Back in October, The Walking Dead's eighth season began with an exciting, even somewhat hopeful montage, cutting between Rick Grimes in multiple scenarios – some immediate, some potentially imminent. He was seen rousing his troops for a surprise attack on the Saviors (classic Rick!) ... but also standing over a gravesite, leaning despondently against a tree and living in a hazy future where Alexandria is thriving. In the midseason premiere – titled, cryptically, "Honor" – both the burial plot and the happy fantasy return. But while the show had previously seemed to suggest that Sad Rick and Contented Rick could be two separate, branching possibilities, this episode shut that idea right down. The death is real. The utopia? Maybe not.
The biggest news from this week is that the confirmation that Carl is indeed gone. One of the series' longest-running characters – he's been around since Day One – the younger Grimes suffered a walker bite in last fall's finale. Now, after an extended deathbed scene, the teen with the eye-patch is six feet under, buried along with a lot of Rick's reasons for being who he is. How many times has Sheriff Grimes justified some of his most questionable decisions by saying that he's doing it to keep Carl safe and to make him a better man. Well, his son just died. Now what?
Part of the reason why this week's episode is so long – way too long – is that it tries to answer that question. What will motivate Rick now? (Besides his daughter Judith, that is. She's mostly left out of all his ruminating, for some reason.) "Honor" builds its case for The Walking Dead's ongoing purpose and meaning by shifting between three main storylines – each of which is so somber and muted that it's often hard to tell right away when a scene transitions from one narrative to the other.
In the main plot, Rick and Michonne watch Carl die. Yes, it's as grim as it sounds. Initially, Alexandria's leader comes in angry, convinced that his town's aflame, his enemies are loose and his boy is suffering all because his people were too impatient and distrustful to follow orders. So a large part of this extended farewell involves the kid setting his dad straight, explaining that his mortal wound is just a fluky thing (brought about by him trying to help the vagabond loner Siddiq). The final message the teen intends to deliver before departing this Earth is to tell his friends and family to be more compassionate to others and less hardened. Otherwise, this world will never heal.
The longer Carl's death drags out, the more it feels like the show's writers are struggling to give the moment meaning – especially when you consider that they've largely ignored him for much of the earlier part of the season. The Siddiq subplot was introduced in the fall premiere, but it wasn't really a running thread until right before the fateful zombie encounter. To compensate, this episode lingers for over an hour on Carl's halting, rasping last words.
The other two storylines are intended to reinforce the first. In one, the Savior Gavin holds Ezekiel captive inside the Kingdom, and the two of them have a winding conversation about the choices they've made. Again and again, Gavin reminds Ezekiel that he's always tried to be merciful, and that he doesn't like it when circumstances take a violent turn.

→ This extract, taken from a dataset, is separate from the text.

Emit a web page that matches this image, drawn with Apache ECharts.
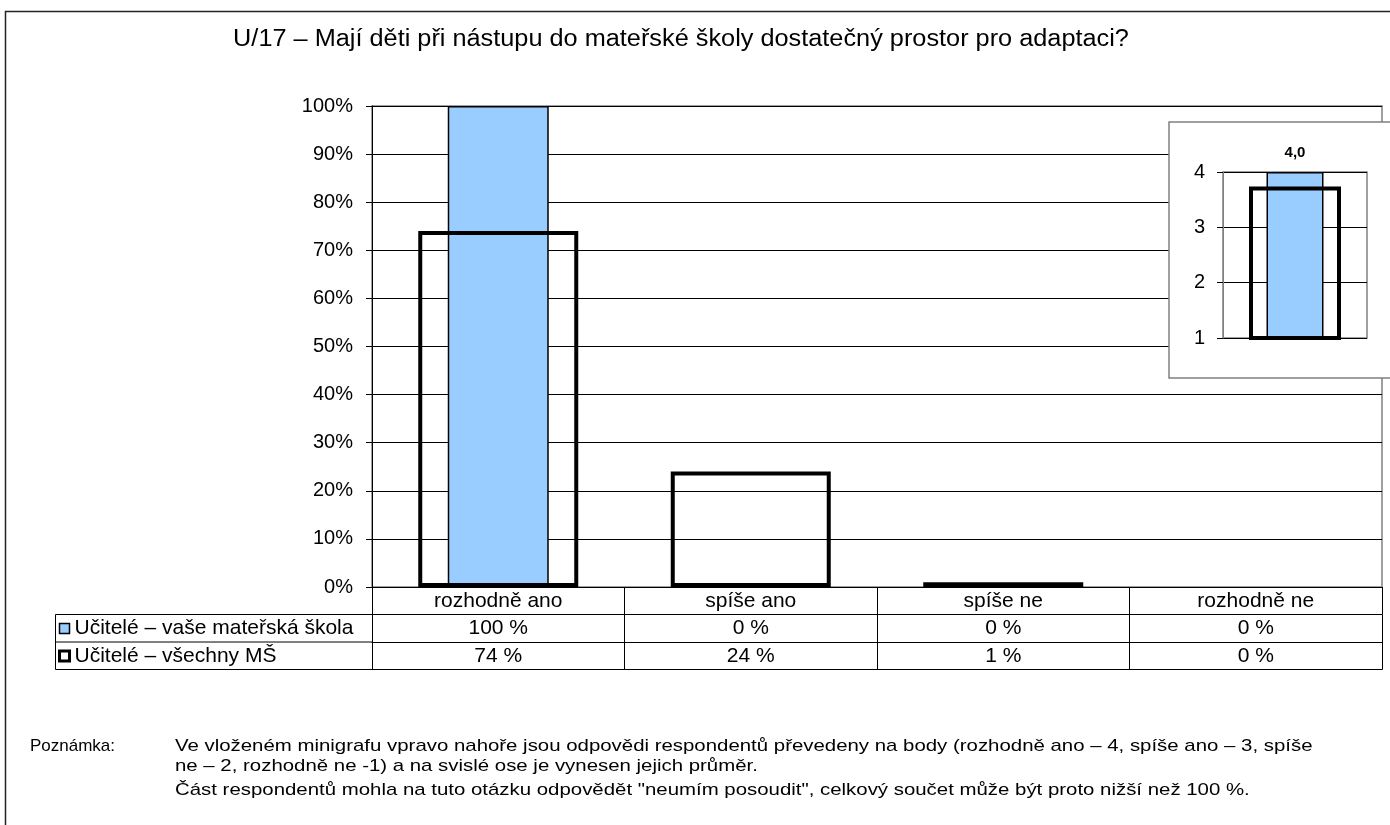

Meanwhile, Carol and Morgan skulk around, looking for a way to sneak in and free the King. This all culminates in a moment where Morgan's preparing to assassinate Gavin, and Carol and Ezekiel try to convince him that he's a better man than that … right before one of the Kingdom kids they trained does the murder instead.
The point of all this is clear. Repeatedly, characters talk about what they "have to" do, even though they don't really want to. What Carl's saying – and Morgan's maybe learning – is that, "There's got to be something after." Killing in the name of peace isn't just oxymoronic. It's also driving everyone in this post-apocalyptic Virginia completely mad.
It's tempting to see this as a turning point in the series, setting the stage for a different kind of Walking Dead – maybe one that isn't just a heavy-handed dialectic, always ultimately landing on the side of "survival of the meanest." But we've been in this place before, including last fall. What this midseason premiere lacks is any kind of sense of where the story goes from here. It's telling that, in what feels like one hell of a padded-out chapter, writers Matt Negrete and Channing Powell somehow couldn't find time for Maggie, Jesus, Gabriel, Aaron or, with one exception, Negan. There's still a lot of mess to clean up and a lot of human obstacles before Carl's vision can become a reality.
Negan – and Eugene as well – do make surprise appearances in the Fantasy Alexandria, as beloved members of a peaceful community. But their very presence seems to suggest that this future's an impossibility. None of these characters are ever going to be merciful enough to share their delicious skillet-cake with the men responsible for slaughtering some of their best friends. Instead, the more likely direction the series is going to take is to keep showing how these people are missing their best chance at paradise.
That could still be an interesting and exciting Walking Dead. It has been before. But between the season premiere and now this latest episode, the brief glimpses we've seen regarding what's definitely coming – and not just what could be – are: more mourning, more regret, more scenes of a crying, bloodied Rick. There's bound to be some cold, dark months ahead. Best brace yourselves, folks.